Amazing Fantasy #15: man before hero

I found myself scribbling notes, prepping for this week’s Chemical Box recording, when I finally thought “why not just post this? I should post something.” Granted, this is more an exercise than a finished product, and while I’m sure some proper critic may shake his or her head, I figure this is the blog of a twenty year old asshole. I can post whatever. So what follows are words – poorly written words – concerning Amazing Fantasy #15 and the Spider-Man origin story.

– I mean, this is the stuff. The fucking blocks that build it all. How can these comics not be held up as something worthwhile? They birth the character but also the language, voice, grammar and gears. They birth the standard. Boom, like a thunderous thud on the table right when the baby pops out. The nurse unaware of what just happened.

– And the world comes together before you can flip the page, and all subsequent issues establish new notes within the greater measure: the villains, the cast, the usual Parker conflicts. The cliches of the character, though …

… they weren’t yet cliches.

– This was new. That’s what you have to imagine. You have to dawn the position of the reader in 1962/63 and only know Spider-Man, or Steve Ditko for that matter, from what was given to you in those first few issues of Amazing. Everything feels simpler in that mindset. The mess of later years had yet arrived. It was just Lee and Ditko and a kid in an awkward suit.

– Amazing Fantasy #15 – the origin story – still remains the character’s greatest. Nothing could have come after, and the story would mean just as much. All because of that final panel. Parker doesn’t do a damn heroic thing even when it’s sold as this new super hero yarn. There’s nothing fantastic. No impressive feat occurs.
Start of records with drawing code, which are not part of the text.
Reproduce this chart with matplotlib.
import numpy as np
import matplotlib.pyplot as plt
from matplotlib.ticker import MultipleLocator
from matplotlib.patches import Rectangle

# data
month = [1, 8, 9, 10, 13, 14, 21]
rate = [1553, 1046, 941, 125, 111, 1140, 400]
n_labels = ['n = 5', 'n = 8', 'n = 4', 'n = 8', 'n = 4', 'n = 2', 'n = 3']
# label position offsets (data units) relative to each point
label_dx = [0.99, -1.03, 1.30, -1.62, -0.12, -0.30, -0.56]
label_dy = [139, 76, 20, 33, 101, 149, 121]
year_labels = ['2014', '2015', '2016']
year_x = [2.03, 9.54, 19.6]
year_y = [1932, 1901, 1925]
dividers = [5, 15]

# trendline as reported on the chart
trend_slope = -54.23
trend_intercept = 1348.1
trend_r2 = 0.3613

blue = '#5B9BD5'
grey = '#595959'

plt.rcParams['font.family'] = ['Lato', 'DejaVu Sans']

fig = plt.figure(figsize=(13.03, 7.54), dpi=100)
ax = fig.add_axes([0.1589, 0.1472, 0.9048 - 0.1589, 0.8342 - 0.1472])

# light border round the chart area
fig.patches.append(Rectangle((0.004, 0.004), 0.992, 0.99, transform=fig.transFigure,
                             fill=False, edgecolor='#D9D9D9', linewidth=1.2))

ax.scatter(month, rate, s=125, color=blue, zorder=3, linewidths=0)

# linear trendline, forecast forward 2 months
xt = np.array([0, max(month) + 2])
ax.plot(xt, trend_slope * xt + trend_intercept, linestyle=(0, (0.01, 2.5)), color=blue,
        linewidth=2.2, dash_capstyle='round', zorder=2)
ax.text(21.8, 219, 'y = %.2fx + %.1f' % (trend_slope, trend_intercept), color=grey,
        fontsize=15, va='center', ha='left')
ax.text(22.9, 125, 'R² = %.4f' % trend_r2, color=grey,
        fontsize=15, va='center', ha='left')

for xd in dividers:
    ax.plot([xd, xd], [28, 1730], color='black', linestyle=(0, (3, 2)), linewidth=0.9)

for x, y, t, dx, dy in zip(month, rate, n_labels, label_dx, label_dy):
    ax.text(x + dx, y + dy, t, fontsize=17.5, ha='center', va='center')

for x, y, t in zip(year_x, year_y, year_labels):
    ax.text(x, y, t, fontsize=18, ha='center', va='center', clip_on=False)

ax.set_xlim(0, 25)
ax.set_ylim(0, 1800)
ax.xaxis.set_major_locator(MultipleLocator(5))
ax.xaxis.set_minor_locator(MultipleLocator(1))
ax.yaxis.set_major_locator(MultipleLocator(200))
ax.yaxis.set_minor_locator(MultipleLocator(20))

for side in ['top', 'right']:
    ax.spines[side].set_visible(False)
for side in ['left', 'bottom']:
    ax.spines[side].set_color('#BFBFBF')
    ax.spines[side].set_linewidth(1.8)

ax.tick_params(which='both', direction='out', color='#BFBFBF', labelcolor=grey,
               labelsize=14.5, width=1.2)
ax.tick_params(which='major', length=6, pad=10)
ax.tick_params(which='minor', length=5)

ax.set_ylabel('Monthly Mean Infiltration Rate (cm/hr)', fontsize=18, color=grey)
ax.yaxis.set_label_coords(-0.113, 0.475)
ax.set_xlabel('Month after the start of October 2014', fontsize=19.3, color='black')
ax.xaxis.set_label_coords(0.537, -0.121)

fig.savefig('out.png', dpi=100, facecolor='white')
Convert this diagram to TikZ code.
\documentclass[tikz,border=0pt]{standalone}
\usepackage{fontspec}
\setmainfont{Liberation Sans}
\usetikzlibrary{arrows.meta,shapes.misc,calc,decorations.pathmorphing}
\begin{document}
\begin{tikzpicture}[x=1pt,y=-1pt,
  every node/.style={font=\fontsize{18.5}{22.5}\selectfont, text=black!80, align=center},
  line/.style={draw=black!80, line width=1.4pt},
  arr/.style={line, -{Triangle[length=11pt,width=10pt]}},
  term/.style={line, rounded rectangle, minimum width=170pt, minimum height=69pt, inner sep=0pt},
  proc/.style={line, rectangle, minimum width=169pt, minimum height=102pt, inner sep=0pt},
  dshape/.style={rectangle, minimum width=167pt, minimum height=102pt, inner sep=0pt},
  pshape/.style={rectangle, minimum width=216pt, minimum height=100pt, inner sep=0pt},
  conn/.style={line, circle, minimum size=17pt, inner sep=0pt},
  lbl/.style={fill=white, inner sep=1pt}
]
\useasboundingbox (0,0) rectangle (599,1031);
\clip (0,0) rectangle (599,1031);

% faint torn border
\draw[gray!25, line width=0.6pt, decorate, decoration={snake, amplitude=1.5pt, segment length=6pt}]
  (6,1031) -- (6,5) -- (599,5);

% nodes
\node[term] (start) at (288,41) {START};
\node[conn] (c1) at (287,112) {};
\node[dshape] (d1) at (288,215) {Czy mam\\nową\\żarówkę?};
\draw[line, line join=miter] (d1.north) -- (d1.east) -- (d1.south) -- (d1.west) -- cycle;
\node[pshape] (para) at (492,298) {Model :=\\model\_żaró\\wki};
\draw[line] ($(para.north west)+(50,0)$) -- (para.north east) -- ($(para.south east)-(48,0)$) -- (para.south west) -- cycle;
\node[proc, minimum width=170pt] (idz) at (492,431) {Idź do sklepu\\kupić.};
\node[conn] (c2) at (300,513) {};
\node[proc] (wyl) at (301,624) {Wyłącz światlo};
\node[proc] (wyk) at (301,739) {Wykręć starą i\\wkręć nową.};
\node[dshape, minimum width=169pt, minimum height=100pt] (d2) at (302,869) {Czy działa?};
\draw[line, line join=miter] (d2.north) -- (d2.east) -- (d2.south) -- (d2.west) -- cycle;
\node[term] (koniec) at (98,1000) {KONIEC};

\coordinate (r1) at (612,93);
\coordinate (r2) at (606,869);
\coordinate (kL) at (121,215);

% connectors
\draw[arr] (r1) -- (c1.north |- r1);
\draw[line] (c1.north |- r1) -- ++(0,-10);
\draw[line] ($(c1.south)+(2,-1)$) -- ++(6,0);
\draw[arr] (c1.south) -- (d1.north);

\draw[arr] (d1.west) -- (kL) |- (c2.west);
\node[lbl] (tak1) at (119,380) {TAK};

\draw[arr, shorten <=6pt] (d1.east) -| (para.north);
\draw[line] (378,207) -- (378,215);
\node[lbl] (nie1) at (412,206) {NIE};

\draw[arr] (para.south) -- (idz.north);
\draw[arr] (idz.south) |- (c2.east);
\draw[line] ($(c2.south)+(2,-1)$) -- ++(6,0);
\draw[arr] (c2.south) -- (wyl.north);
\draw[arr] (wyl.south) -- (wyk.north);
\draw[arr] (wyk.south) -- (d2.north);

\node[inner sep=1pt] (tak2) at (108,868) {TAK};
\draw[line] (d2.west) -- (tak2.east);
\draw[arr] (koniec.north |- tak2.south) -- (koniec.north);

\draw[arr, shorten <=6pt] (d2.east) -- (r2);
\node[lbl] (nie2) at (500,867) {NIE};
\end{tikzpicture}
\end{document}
There’s only a dude, and he’s simply getting by, looking at himself, judging, like any other would do on a day-to-day basis. Parker’s just this dude, and when he puts on the suit, he’s still just that dude. Maybe just a little more awkward because he doesn’t transform or strike a stone pose. The tights don’t life him up like a Clark Kent removal of the glasses. They just wrap him and embody the human shape underneath.

– If anything, Ditko picks up on this and draws those awkward stances and quirky expressions of body language to further characterize.  Ditko embraces that “otherness” inherent in the character, going somewhere lesser artists seem to fear or miss. That’s a point Todd McFarlane would later continue, only maybe go a little too far with his uncomfortable, almost macabre, drawings. But, hey, it beats the soap opera, pretty boy Romita liked to draw.
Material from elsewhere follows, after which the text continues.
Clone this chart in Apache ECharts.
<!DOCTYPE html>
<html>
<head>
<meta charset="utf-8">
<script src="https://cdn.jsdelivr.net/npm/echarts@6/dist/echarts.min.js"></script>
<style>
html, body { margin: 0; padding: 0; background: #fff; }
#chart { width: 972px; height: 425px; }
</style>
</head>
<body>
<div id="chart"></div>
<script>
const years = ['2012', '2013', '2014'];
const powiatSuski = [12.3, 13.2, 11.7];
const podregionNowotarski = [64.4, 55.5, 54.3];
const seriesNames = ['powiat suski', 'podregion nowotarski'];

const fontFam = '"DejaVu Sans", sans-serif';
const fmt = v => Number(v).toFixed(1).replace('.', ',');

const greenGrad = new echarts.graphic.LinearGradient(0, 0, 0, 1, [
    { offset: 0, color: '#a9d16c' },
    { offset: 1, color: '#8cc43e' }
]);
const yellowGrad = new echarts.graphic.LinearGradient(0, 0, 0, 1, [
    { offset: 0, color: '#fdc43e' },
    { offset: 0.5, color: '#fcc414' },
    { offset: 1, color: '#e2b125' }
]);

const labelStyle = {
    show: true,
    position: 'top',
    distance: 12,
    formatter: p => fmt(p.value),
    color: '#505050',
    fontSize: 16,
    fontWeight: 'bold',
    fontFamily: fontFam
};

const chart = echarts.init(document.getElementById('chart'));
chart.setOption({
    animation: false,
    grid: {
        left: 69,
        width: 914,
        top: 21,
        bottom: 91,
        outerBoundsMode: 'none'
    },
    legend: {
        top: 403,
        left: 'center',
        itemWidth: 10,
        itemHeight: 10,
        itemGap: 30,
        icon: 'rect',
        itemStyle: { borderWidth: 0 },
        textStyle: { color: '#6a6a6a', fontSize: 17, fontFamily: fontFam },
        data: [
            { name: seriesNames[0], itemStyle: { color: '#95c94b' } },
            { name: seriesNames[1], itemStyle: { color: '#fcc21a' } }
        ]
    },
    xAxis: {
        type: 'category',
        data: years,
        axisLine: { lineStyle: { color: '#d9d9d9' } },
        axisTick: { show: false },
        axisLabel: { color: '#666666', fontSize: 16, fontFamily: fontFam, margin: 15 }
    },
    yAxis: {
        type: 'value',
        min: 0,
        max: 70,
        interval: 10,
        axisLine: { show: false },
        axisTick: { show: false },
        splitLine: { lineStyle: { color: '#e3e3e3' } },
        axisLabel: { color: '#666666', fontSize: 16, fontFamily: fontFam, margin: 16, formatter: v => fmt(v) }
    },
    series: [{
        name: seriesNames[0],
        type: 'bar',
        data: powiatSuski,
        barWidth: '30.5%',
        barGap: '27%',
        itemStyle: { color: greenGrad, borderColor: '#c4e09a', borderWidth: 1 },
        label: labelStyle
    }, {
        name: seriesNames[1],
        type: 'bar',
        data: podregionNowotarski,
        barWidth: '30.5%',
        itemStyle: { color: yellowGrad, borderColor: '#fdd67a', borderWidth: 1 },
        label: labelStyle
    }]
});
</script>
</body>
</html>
– While Ditko establishes the pacing and language of the story, Lee still matters here. No matter his place in history or the wrongs he may be guilty of, Lee adds a significant element to this individual tale past the line about responsibility. His prose possesses a presence. It’s a narrator who clearly knows the outcome long before you do, yet neither is he/she over powering. Instead, the narrator keeps a pace away but certainly oversees this great escapade from somewhere beyond.
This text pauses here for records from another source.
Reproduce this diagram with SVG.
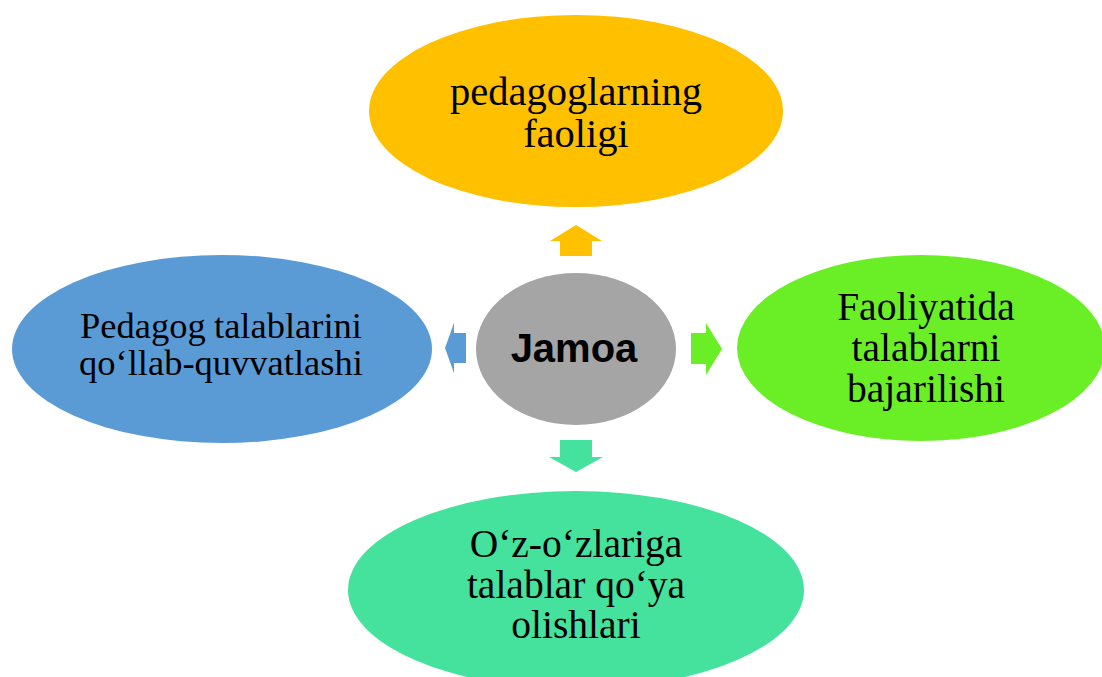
<svg xmlns="http://www.w3.org/2000/svg" width="1102" height="677" viewBox="0 0 1102 677">
<style>
.t{font-family:"Liberation Serif","Times New Roman",serif;fill:#000;text-anchor:middle}
.c{font-family:"Liberation Sans",Arial,sans-serif;font-weight:bold;font-size:40px;fill:#000;text-anchor:middle}
</style>
<rect width="1102" height="677" fill="#fff"/>
<g id="connectors">
<polygon points="576,225 602,241 592,241 592,256 560,256 560,241 550,241" fill="#FFC000"/>
<polygon points="576,472 603,457 592,457 592,440 560,440 560,457 549,457" fill="#44E29C"/>
<polygon points="445,348 454,323 454,333 466,333 466,363 454,363 454,373" fill="#5B9BD5"/>
<polygon points="722,349 706,323 706,333 691,333 691,364 706,364 706,375" fill="#6AEF27"/>
</g>
<g id="node-top">
<ellipse cx="576" cy="111" rx="207" ry="96" fill="#FFC000"/>
<text class="t" font-size="40.5" x="576" y="105">pedagoglarning</text>
<text class="t" font-size="40.5" x="576" y="147">faoligi</text>
</g>
<g id="node-left">
<ellipse cx="222" cy="349" rx="210" ry="94" fill="#5B9BD5"/>
<text class="t" font-size="36.5" x="80" y="338" style="text-anchor:start">Pedagog</text>
<text class="t" font-size="36.5" x="362" y="338" style="text-anchor:end">talablarini</text>
<text class="t" font-size="36.5" x="221" y="375">qo‘llab-quvvatlashi</text>
</g>
<g id="node-right">
<ellipse cx="921" cy="348" rx="184" ry="93" fill="#6AEF27"/>
<text class="t" font-size="39.5" x="926" y="320">Faoliyatida</text>
<text class="t" font-size="39.5" x="926" y="361">talablarni</text>
<text class="t" font-size="39.5" x="926" y="402">bajarilishi</text>
</g>
<g id="node-bottom">
<ellipse cx="576" cy="590" rx="228" ry="99" fill="#44E29C"/>
<text class="t" font-size="39.5" x="576" y="557">O‘z-o‘zlariga</text>
<text class="t" font-size="39.5" x="576" y="598">talablar qo‘ya</text>
<text class="t" font-size="39.5" x="576" y="638">olishlari</text>
</g>
<g id="node-center">
<ellipse cx="576" cy="349" rx="100" ry="76" fill="#A5A5A5"/>
<text class="c" x="574" y="362">Jamoa</text>
</g>
</svg>
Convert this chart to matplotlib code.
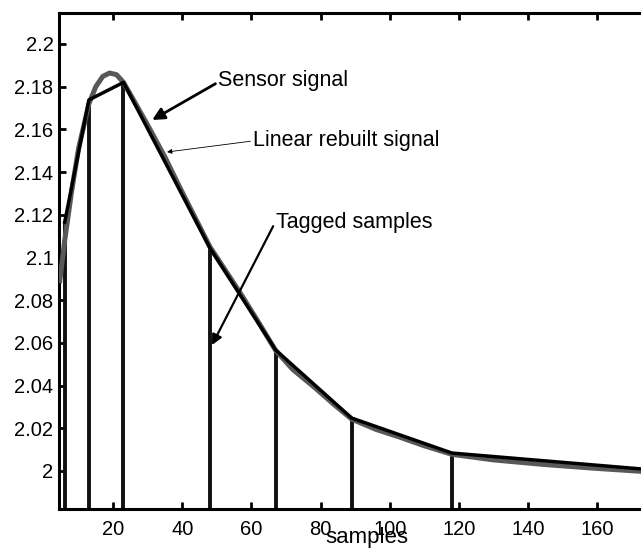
import numpy as np
import matplotlib.pyplot as plt
from matplotlib.ticker import FuncFormatter

plt.rcParams['font.family'] = ['Liberation Sans', 'DejaVu Sans']

# sensor signal
sensor_x = [4.5, 6, 8, 10, 13, 15, 17, 19, 21, 23, 26, 30, 35, 40, 48, 57, 62, 67,
            72, 78, 84, 89, 96, 103, 110, 118, 130, 145, 160, 175, 185]
sensor_y = [2.088, 2.108, 2.131, 2.151, 2.172, 2.180, 2.1848, 2.1864, 2.1856, 2.182,
            2.1735, 2.162, 2.147, 2.1305, 2.105, 2.0828, 2.0698, 2.0565, 2.0475,
            2.0395, 2.031, 2.0243, 2.0195, 2.0158, 2.0118, 2.0078, 2.0052, 2.003,
            2.0012, 1.9996, 1.9988]

# tagged samples (linear rebuilt signal goes through them)
tag_x = [6, 13, 23, 48, 67, 89, 118, 185]
tag_y = [2.1166, 2.1738, 2.182, 2.1044, 2.0567, 2.0248, 2.0084, 1.9993]

xticks = [20, 40, 60, 80, 100, 120, 140, 160]
yticks = [2.0, 2.02, 2.04, 2.06, 2.08, 2.1, 2.12, 2.14, 2.16, 2.18, 2.2]

fig = plt.figure(figsize=(6.41, 5.51), dpi=100)
ax = fig.add_axes([59 / 641, 42 / 551, 590 / 641, 496 / 551])

ymin, ymax = 1.9822, 2.2145
ax.vlines(tag_x, ymin, tag_y, color='#111111', lw=2.8, zorder=2)
ax.plot(sensor_x, sensor_y, color='#585858', lw=3.6, zorder=3, solid_capstyle='butt')
ax.plot(tag_x, tag_y, color='black', lw=2.5, zorder=4)

ax.set_xlim(4.35, 175.0)
ax.set_ylim(ymin, ymax)
ax.set_xticks(xticks)
ax.set_yticks(yticks)
ax.yaxis.set_major_formatter(FuncFormatter(lambda v, p: '%g' % round(v, 3)))
ax.tick_params(direction='in', length=5, width=2, labelsize=14.5,
               top=True, right=True)
ax.tick_params(axis='x', pad=8)
ax.tick_params(axis='y', pad=4)
for s in ax.spines.values():
    s.set_linewidth(2.2)

ax.set_xlabel('samples', fontsize=16)
ax.xaxis.set_label_coords((367 - 59) / 590, -0.037)

ax.annotate('Sensor signal', xy=(31.3, 2.1644), xytext=(50.4, 2.1831),
            fontsize=15.5, va='center', ha='left',
            arrowprops=dict(arrowstyle='-|>', color='black', lw=2,
                            mutation_scale=18, shrinkA=0, shrinkB=0,
                            relpos=(0, 0.4)))
ax.annotate('Linear rebuilt signal', xy=(35.6, 2.1494), xytext=(60.5, 2.1546),
            fontsize=15.5, va='center', ha='left',
            arrowprops=dict(arrowstyle='-|>', color='black', lw=0.6,
                            mutation_scale=7, shrinkA=0, shrinkB=0,
                            relpos=(0, 0.5)))
ax.annotate('Tagged samples', xy=(48.6, 2.059), xytext=(67.1, 2.1162),
            fontsize=15.5, va='center', ha='left',
            arrowprops=dict(arrowstyle='-|>', color='black', lw=1.6,
                            mutation_scale=15, shrinkA=0, shrinkB=0,
                            relpos=(0, 0.6)))

fig.savefig('out.png', dpi=100)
– The narration, and the tone of it, benefits this tale in a major way because it helps nail that responsibility point. The reader trusts the ethos of the narrator; therefore, he reigns triumphant, making his point.

– And while quaint, with narration decorated in the comics speak of the comics past, it still hits and performs like no other super hero yarn. Every ounce of quaint builds up the storybook tone, but while a storybook or childhood parable, is dark, mean and honest. Spider-Man’s origin is about being a man: leaving teenage-dom behind for the truth of adulthood. Ditko and Lee show the consequences, in a pretty bold fashion, of when you do not grasp the concept of responsibility  and ignore adulthood to instead act like a child. Uncle Ben dies to make that point. Over the top, but it worked. What matters.

– They bleed all of this through the super hero origin. From AF 15 up until Ditko’s final issue, they keep to the mission statement while slowly adding other elements to provide further example: job, girls, enemies/struggle. All of which leads to a high school graduation and the age of eighteen as well as a battle with Norman Osborn – the arch nemesis and the “adult” lost to selfish desires.

– AF 15 still stands as my favorite super hero origin story, even while it doesn’t birth a hero. It’s a story about a kid, but that kid has to overcome and become someone he’s not, yet, can be. When Parker walks away into the darkness in that final panel, he’s learned a lesson, and the reader knows he must live with it. The walk into the gloomy horizon commences the journey. The hero’s journey. That’s the point. That’s why it’s my favorite. The man before the hero … a vital aspect.

–  Too bad fifty years have occurred, and Parker’s still working toward the heroic finish. He hasn’t left the origin he’s so famous for but has rather occupied countless variations of it. The trap of the core. Or at least, the trap of a regressive publisher. But, sleep tight, Dan Slott still has a job.